Feature Film

What Can We Steal From Quentin Tarantino’s Pulp Fiction?

Title of Work and its Form: Pulp Fiction, Feature Film
Author: Directed by Quentin Tarantino, Screenplay by Quentin Tarantino, Story by Quentin Tarantino and Roger Avary
Date of Work: 1994
Where the Work Can Be Found: The film has been released on DVD and Blu-ray.  Here’s the trailer for Pulp Fiction.  If you haven’t seen the movie, you should run right out and do so now.

Element of Craft We’re Stealing: Narrative Structure

Pulp Fiction is the second film by Quentin Tarantino, a man who learned to write and direct movies by…watching a zillion movies.  (The principle, of course, translates to the written word.  If you want to write, you have to read.  A lot.)  The film tells three separate stories:

  • “Vincent Vega and Marsellus Wallace’s Wife”- Vincent Vega, a drug-addicted mob enforcer played by John Travolta, has been asked to take the boss’s wife out for a night on the town.  Vincent is reluctant; if anything happens to Mia Wallace (Uma Thurman), he will become a “grease spot.”  Vincent and Mia have a nice dinner and conversation…until Mia snorts Vincent’s heroin, believing it is cocaine.  She’s overdosing, and Vince must save Mia’s life-and his own.
  • “The Gold Watch” - Butch, an aging boxer played by Bruce Willis, has been paid by Marsellus to throw his final fight in the fifth round.  Instead, Butch double-crosses Marsellus, planning to move far, far away with the money he earned.  All goes well until Butch learns that he needs to go back to his apartment to get his watch, a family heirloom.  Butch knows that Marsellus has taken steps to turn him into a grease spot, so he has to be very careful.
  • “The Bonnie Situation” - Jules Winfield (Samuel L. Jackson) and Vincent have retrieved a package that is important to Marsellus.  Oops!  On the way back, they accidentally shoot the man who helped them.  Now they need to figure out how to dispose of the car and how to make sure that their savior’s wife, Bonnie, doesn’t freak out.  That’s why you call in The Wolf (Harvey Keitel).

The stories unite in the end, but the film is notable for its non-linear structure.  The events don’t occur in chronological order; this confuses some first-time viewers.  (“Wait!”  They might say.  “How can John Travolta clean out the car when Bruce Willis just shot him?”)  The non-linear structure allows Mr.
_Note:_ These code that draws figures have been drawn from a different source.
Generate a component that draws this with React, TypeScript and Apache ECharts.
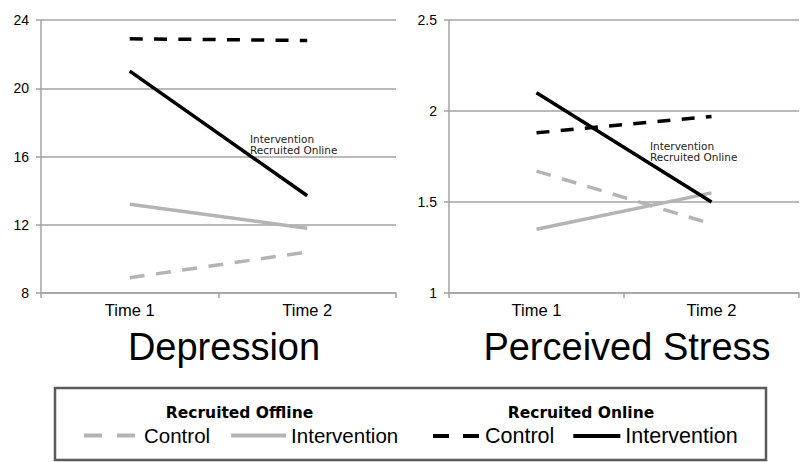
import React, { useEffect, useRef } from "react";
import * as echarts from "echarts";

const categories = ["Time 1", "Time 2"];

// Depression (left panel)
const depOfflineControl = [8.9, 10.4];
const depOfflineIntervention = [13.2, 11.8];
const depOnlineControl = [22.9, 22.8];
const depOnlineIntervention = [21.0, 13.7];

// Perceived Stress (right panel)
const stressOfflineControl = [1.67, 1.38];
const stressOfflineIntervention = [1.35, 1.55];
const stressOnlineControl = [1.88, 1.97];
const stressOnlineIntervention = [2.1, 1.5];

const panelTitles = ["Depression", "Perceived Stress"];
const groupHeaders = ["Recruited Offline", "Recruited Online"];
const annotation = "Intervention\nRecruited Online";

const GRAY = "#b4b4b4";
const BLACK = "#000000";
const GRID = "#a3a3a3";

const styles: Record<string, any> = {
  "Offline Control": { color: GRAY, type: [15, 11.5] },
  "Offline Intervention": { color: GRAY, type: "solid" },
  "Online Control": { color: BLACK, type: [13, 11.3] },
  "Online Intervention": { color: BLACK, type: "solid" },
};

function mkSeries(name: string, data: number[], idx: number) {
  return {
    name,
    type: "line",
    xAxisIndex: idx,
    yAxisIndex: idx,
    data,
    symbol: "none",
    showSymbol: false,
    silent: true,
    lineStyle: { color: styles[name].color, type: styles[name].type, width: 3.5, cap: "butt" },
    itemStyle: { color: styles[name].color },
  };
}

export default function App() {
  const ref = useRef<HTMLDivElement>(null);
  useEffect(() => {
    document.body.style.margin = "0";
    const chart = echarts.init(ref.current!, null, { renderer: "svg" });
    const axisFont = "'Liberation Sans', Arial, sans-serif";
    const xAxisBase = {
      type: "category",
      data: categories,
      boundaryGap: true,
      axisLine: { lineStyle: { color: GRID, width: 1.5 } },
      axisTick: { show: true, length: 5, lineStyle: { color: GRID, width: 1.5 } },
      axisLabel: { fontSize: 16.5, color: "#000", fontFamily: axisFont, margin: 8 },
    };
    const yAxisBase = {
      type: "value",
      axisLine: { show: true, lineStyle: { color: GRID, width: 1.5 } },
      axisTick: { show: true, length: 5, lineStyle: { color: GRID, width: 1.5 } },
      splitLine: { show: true, lineStyle: { color: GRID, width: 1.5 } },
      axisLabel: { fontSize: 14, color: "#000", fontFamily: axisFont, margin: 12 },
    };
    const hidden = { opacity: 0 };
    const legendBase = {
      orient: "horizontal",
      top: 425,
      padding: 0,
      itemHeight: 14,
      textStyle: { fontSize: 20.5, color: "#000", fontFamily: axisFont },
      formatter: (n: string) => n.replace(/^(Offline|Online) /, ""),
      selectedMode: false,
    };
    chart.setOption({
      animation: false,
      backgroundColor: "#fff",
      grid: [
        { left: 41, top: 20, width: 355, height: 273 },
        { left: 449, top: 20, width: 350, height: 273 },
      ],
      xAxis: [
        { ...xAxisBase, gridIndex: 0 },
        { ...xAxisBase, gridIndex: 1 },
      ],
      yAxis: [
        { ...yAxisBase, gridIndex: 0, min: 8, max: 24, interval: 4 },
        { ...yAxisBase, gridIndex: 1, min: 1, max: 2.5, interval: 0.5 },
      ],
      title: [
        {
          text: panelTitles[0], left: 219, top: 323, textAlign: "center",
          textStyle: { fontSize: 38, fontWeight: "normal", color: "#000", fontFamily: axisFont },
        },
        {
          text: panelTitles[1], left: 622, top: 323, textAlign: "center",
          textStyle: { fontSize: 38, fontWeight: "normal", color: "#000", fontFamily: axisFont },
        },
      ],
      legend: [
        {
          ...legendBase,
          left: 82,
          itemWidth: 55,
          itemGap: 19,
          data: [
            { name: "Offline Control", lineStyle: { type: [18, 15], width: 4 }, itemStyle: hidden },
            { name: "Offline Intervention", lineStyle: { width: 4 }, itemStyle: hidden },
          ],
        },
        {
          ...legendBase,
          left: 431,
          itemWidth: 47,
          itemGap: 17,
          textStyle: { fontSize: 21.5, color: "#000", fontFamily: axisFont },
          data: [
            { name: "Online Control", lineStyle: { type: [16, 14], width: 4 }, itemStyle: hidden },
            { name: "Online Intervention", lineStyle: { width: 4 }, itemStyle: hidden },
          ],
        },
      ],
      graphic: [
        {
          type: "rect",
          shape: { x: 55, y: 388, width: 711, height: 72 },
          style: { fill: "rgba(0,0,0,0)", stroke: "#5a5a5a", lineWidth: 2.5 },
          silent: true,
        },
        {
          type: "text", x: 239.5, y: 413,
          style: { text: groupHeaders[0], fill: "#000", font: "bold 15.5px 'DejaVu Sans', sans-serif", textAlign: "center", textVerticalAlign: "middle" },
        },
        {
          type: "text", x: 581, y: 413,
          style: { text: groupHeaders[1], fill: "#000", font: "bold 15.5px 'DejaVu Sans', sans-serif", textAlign: "center", textVerticalAlign: "middle" },
        },
        {
          type: "text", x: 250, y: 133,
          style: { text: annotation, fill: "#222", font: "10.5px 'DejaVu Sans', sans-serif", lineHeight: 11.5 },
        },
        {
          type: "text", x: 650, y: 140,
          style: { text: annotation, fill: "#222", font: "10.5px 'DejaVu Sans', sans-serif", lineHeight: 11.5 },
        },
      ],
      series: [
        mkSeries("Offline Control", depOfflineControl, 0),
        mkSeries("Offline Intervention", depOfflineIntervention, 0),
        mkSeries("Online Control", depOnlineControl, 0),
        mkSeries("Online Intervention", depOnlineIntervention, 0),
        mkSeries("Offline Control", stressOfflineControl, 1),
        mkSeries("Offline Intervention", stressOfflineIntervention, 1),
        mkSeries("Online Control", stressOnlineControl, 1),
        mkSeries("Online Intervention", stressOnlineIntervention, 1),
      ],
    });
    return () => chart.dispose();
  }, []);
  return (
    <div
      ref={ref}
      style={{ width: 800, height: 462, position: "absolute", left: 0, top: 0 }}
    />
  );
}
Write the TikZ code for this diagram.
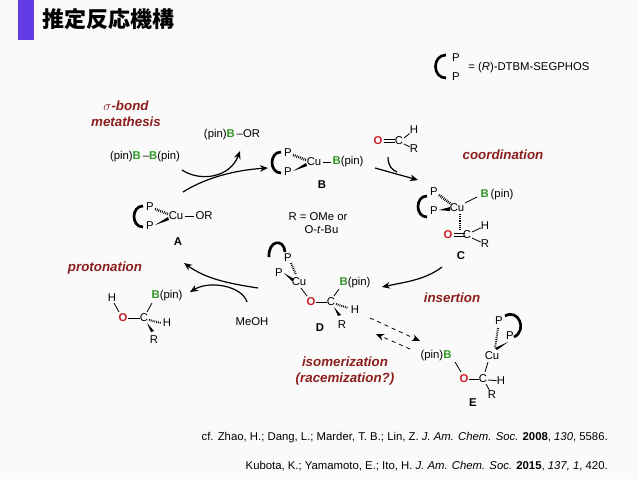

Tarantino to put a new spin on “old” stories.  As Mr. Tarantino will happily acknowledge, there are a zillion gangster movies.  There are a zillion crime films and a zillion heist films.  In order to make something wholly his own, Mr. Tarantino sliced and diced his story, rearranging it in such a way that his film would feel like something new.

This flexing of Mr. Tarantino’s narrative muscles sets the film apart from its genre roots.  Now, I’m not saying that “genre” is a dirty word.  I love mystery stories and science fiction novels and they’re not INHERENTLY un-literary.  When Mr. Tarantino rearranged the structure of his film, he was bringing the movie out of simple genre filmmaking.  What’s the difference?  In many genre stories, the author has his or her mind on the conventions of the genre.  Tarantino wanted to make a great “movie,” not a great “mob movie.”

The non-linearity of the film also adds emotional resonance to some of the moments.  Marsellus (Ving Rhames) is a somewhat distant character until the moment Butch hits him with his car.  We’ve gotten a couple cool monologues that establish he’s not someone you want to mess with and the indirect exposition from other characters.  (Just ask Tony Rocky Horror what Marsellus is like!)  In a different film, the audience wouldn’t have spent so much time with Marsellus’s wife; aren’t we more likely to feel for Marsellus once we understand what a loving husband he is?  Once Marsellus and Butch are in the basement, we’re prepared to truly feel empathy for him.  (The scene is unpleasant, but fascinating.)

What Should We Steal?

  • Play with structure to breathe new life into a classic form.  Countless poets have written countless odes.  How can you change the form a little to set yours apart for your reader?  Lots of writers enjoy writing love stories…what structural twists can you employ to make yours different from all the rest of them?
  • Add emotional resonance by spoiling the end of your story.  Jules and Vincent have some very deep, philosophical chats, the last of which is in the diner at the end of the film.  The audience knows that Vincent will someday be shot dead because he is choosing a path different from the one Jules has decided upon.  Jules is spared because he is “walking the Earth,” Vincent is killed because the Bonnie Situation didn’t impact him as deeply as it should have.  This emotional resonance would be missing if Tarantino told his story in a more conventional manner.